Chronique

Philip Arneill, James Catchpole

Tokyo Jazz Joints

Avec cet ouvrage, le photographe nord-irlandais Philip Arneill et son enquêteur-complice l’Américain James Catchpole donnent à découvrir le monde méconnu des bars à jazz du Japon – le titre référençant Tokyo a été conservé, mais en réalité les deux hommes ont exploré le pays du soleil levant jusqu’en ses contrées les plus reculées, toutes dotées de leur jazz kissa.

Ces lieux endormis et exigus, aux décors hors d’âge, chargés de vinyles, VHS et memorabilia du sol au plafond et dotés de matériel audio de pointe, sont immortalisés par des photographies en empathie avec le sujet. Il faut chercher les adresses, se rendre dans des zones périphériques dépourvues de tout attrait, descendre par des escaliers étroits pour atteindre des sous-sols aux murs défraîchis où l’on est accueilli par un personnel chaleureux et passionné.
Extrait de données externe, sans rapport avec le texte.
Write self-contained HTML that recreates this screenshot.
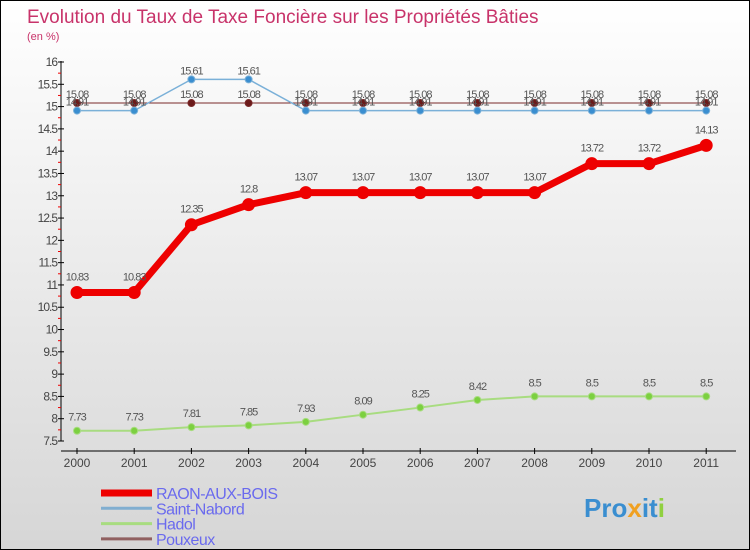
<!DOCTYPE html>
<html><head><meta charset="utf-8"><style>
body{margin:0}
#c{width:750px;height:550px;position:relative;box-sizing:border-box;border:1px solid #000;background:linear-gradient(#fff,#d6d6d6);font-family:"Liberation Sans",sans-serif;overflow:hidden}
svg{position:absolute;left:0;top:0}
</style></head><body>
<div id="c">
<svg id="s" width="750" height="550">
<text x="26" y="22" font-size="19" fill="#c8336a">Evolution du Taux de Taxe Foncière sur les Propriétés Bâties</text>
<text x="26" y="39" font-size="11" fill="#c8336a">(en %)</text>
</svg>
</div>
<script>
const years=["2000","2001","2002","2003","2004","2005","2006","2007","2008","2009","2010","2011"];
const raon=[10.83,10.83,12.35,12.8,13.07,13.07,13.07,13.07,13.07,13.72,13.72,14.13];
const nabord=[14.91,14.91,15.61,15.61,14.91,14.91,14.91,14.91,14.91,14.91,14.91,14.91];
const hadol=[7.73,7.73,7.81,7.85,7.93,8.09,8.25,8.42,8.5,8.5,8.5,8.5];
const pouxeux=[15.08,15.08,15.08,15.08,15.08,15.08,15.08,15.08,15.08,15.08,15.08,15.08];
const yTicks=["7.5","8","8.5","9","9.5","10","10.5","11","11.5","12","12.5","13","13.5","14","14.5","15","15.5","16"];
const NS="http://www.w3.org/2000/svg",s=document.getElementById('s');
const X=i=>76+i*57.2, Y=v=>440-(v-7.5)*(379/8.5);
function mk(t,a,p){const e=document.createElementNS(NS,t);for(const k in a)e.setAttribute(k,a[k]);(p||s).appendChild(e);return e;}
let ax=mk('line',{x1:60,y1:60,x2:60,y2:440,stroke:'#000'});


yTicks.forEach(t=>{const v=+t,y=Y(v);
mk('line',{x1:57,y1:y,x2:63,y2:y,stroke:'#000'});
if(v<16)mk('line',{x1:57,y1:Y(v+0.25),x2:60,y2:Y(v+0.25),stroke:'#e00'});
const e=mk('text',{x:56,y:y+4,'font-size':12,fill:'#444','text-anchor':'end','letter-spacing':'-1'});e.textContent=t;

});
let xa=mk('line',{x1:60,y1:450,x2:735,y2:450,stroke:'#000'});


years.forEach((t,i)=>{mk('line',{x1:X(i),y1:447,x2:X(i),y2:453,stroke:'#000'});
const e=mk('text',{x:X(i),y:466,'font-size':12,fill:'#444','text-anchor':'middle'});e.textContent=t;

});
function series(d,col,w,r,dot,name,dy){
const g=mk('g',{});


mk('polyline',{points:d.map((v,i)=>X(i)+','+Y(v)).join(' '),fill:'none',stroke:col,'stroke-width':w,'stroke-linejoin':'round'},g);
d.forEach((v,i)=>{mk('circle',{cx:X(i),cy:Y(v),r:r,fill:dot,stroke:col,'stroke-width':1},g);
const t=mk('text',{x:X(i),y:Y(v)+dy,'font-size':11,fill:'#555','text-anchor':'middle','letter-spacing':'-1'},g);t.textContent=v;});}
series(pouxeux,'#7a2a2a',1,3.5,'#6b1a1a','series-pouxeux',-5);
series(nabord,'#7ab0d8',1.5,3.5,'#3a8ed0','series-saint-nabord',-5);
series(hadol,'#a8dc80',2,3.5,'#7cd040','series-hadol',-10);
series(raon,'#ee0000',7,6,'#ee0000','series-raon-aux-bois',-12);
const leg=[["RAON-AUX-BOIS","#ee0000",7],["Saint-Nabord","#80aed0",3],["Hadol","#a8dc80",3],["Pouxeux","#906060",3]];
leg.forEach((l,i)=>{const y=492+i*15.3;
mk('line',{x1:100,y1:y,x2:151,y2:y,stroke:l[1],'stroke-width':l[2]});
const t=mk('text',{x:155,y:y+6,'font-size':16,fill:'#6a6aee','letter-spacing':'-0.5'});t.textContent=l[0];

});
const lg=mk('text',{x:583,y:516,'font-size':26,'font-weight':'bold',fill:'#3a8ed0'});


[["Pro","#3a8ed0"],["x","#f0a020"],["it","#3a8ed0"],["i","#90d040"]].forEach(p=>{const ts=mk('tspan',{fill:p[1]},lg);ts.textContent=p[0];});
</script>
</body></html>
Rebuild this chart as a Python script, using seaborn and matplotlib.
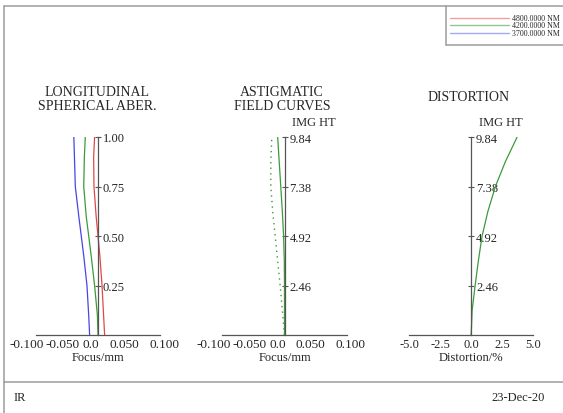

On y boit un verre en savourant l’écoute d’un album d’un bout à l’autre, religieusement posé sur la platine, isolé du fracas urbain. Les images révèlent des surfaces surchargées aux tonalités ocres, des affichettes en voie de désagrégation, des zincs dépeuplés, certains parfaitement tenus, d’autres pétrifiés dans leur jus, captés selon des angles astucieux. On y écoute plus volontiers Miles Davis et John Coltrane que la production locale, le jazz des sixties plutôt que contemporain. Si ces lieux « secrets » semblaient en voie de disparition au moment de la confection du volume, voilà que ce dernier a involontairement inversé la tendance et incité un nombre croissant de visiteurs à se rendre à des adresses aux noms évocateurs : « Paper Moon », « Pithecanthropus Erectus », « Downbeat », « Bird », « Billie’s Bar », « Herbie », « Ragtime », « Octet », « Naima », « Nefertiti », « Smiles », « Milestone », etc.

Ainsi, ce qui s’annonçait comme un enterrement de première classe, un témoignage affectueux mais résigné, donne lieu à une résurrection, à la grande surprise et joie de l’auteur dont les photos avaient précédemment orné les pochettes d’une série de compilations consacrées au jazz japonais. La première édition de « Tokyo Jazz Joints » (paru en octobre 2023) est épuisée, et la deuxième semble en voie de l’être avec un nombre record de réservations en précommande. Un bouquin essentiel qui illustre la relation forte et quelque peu paradoxale entre le jazz et le Japon.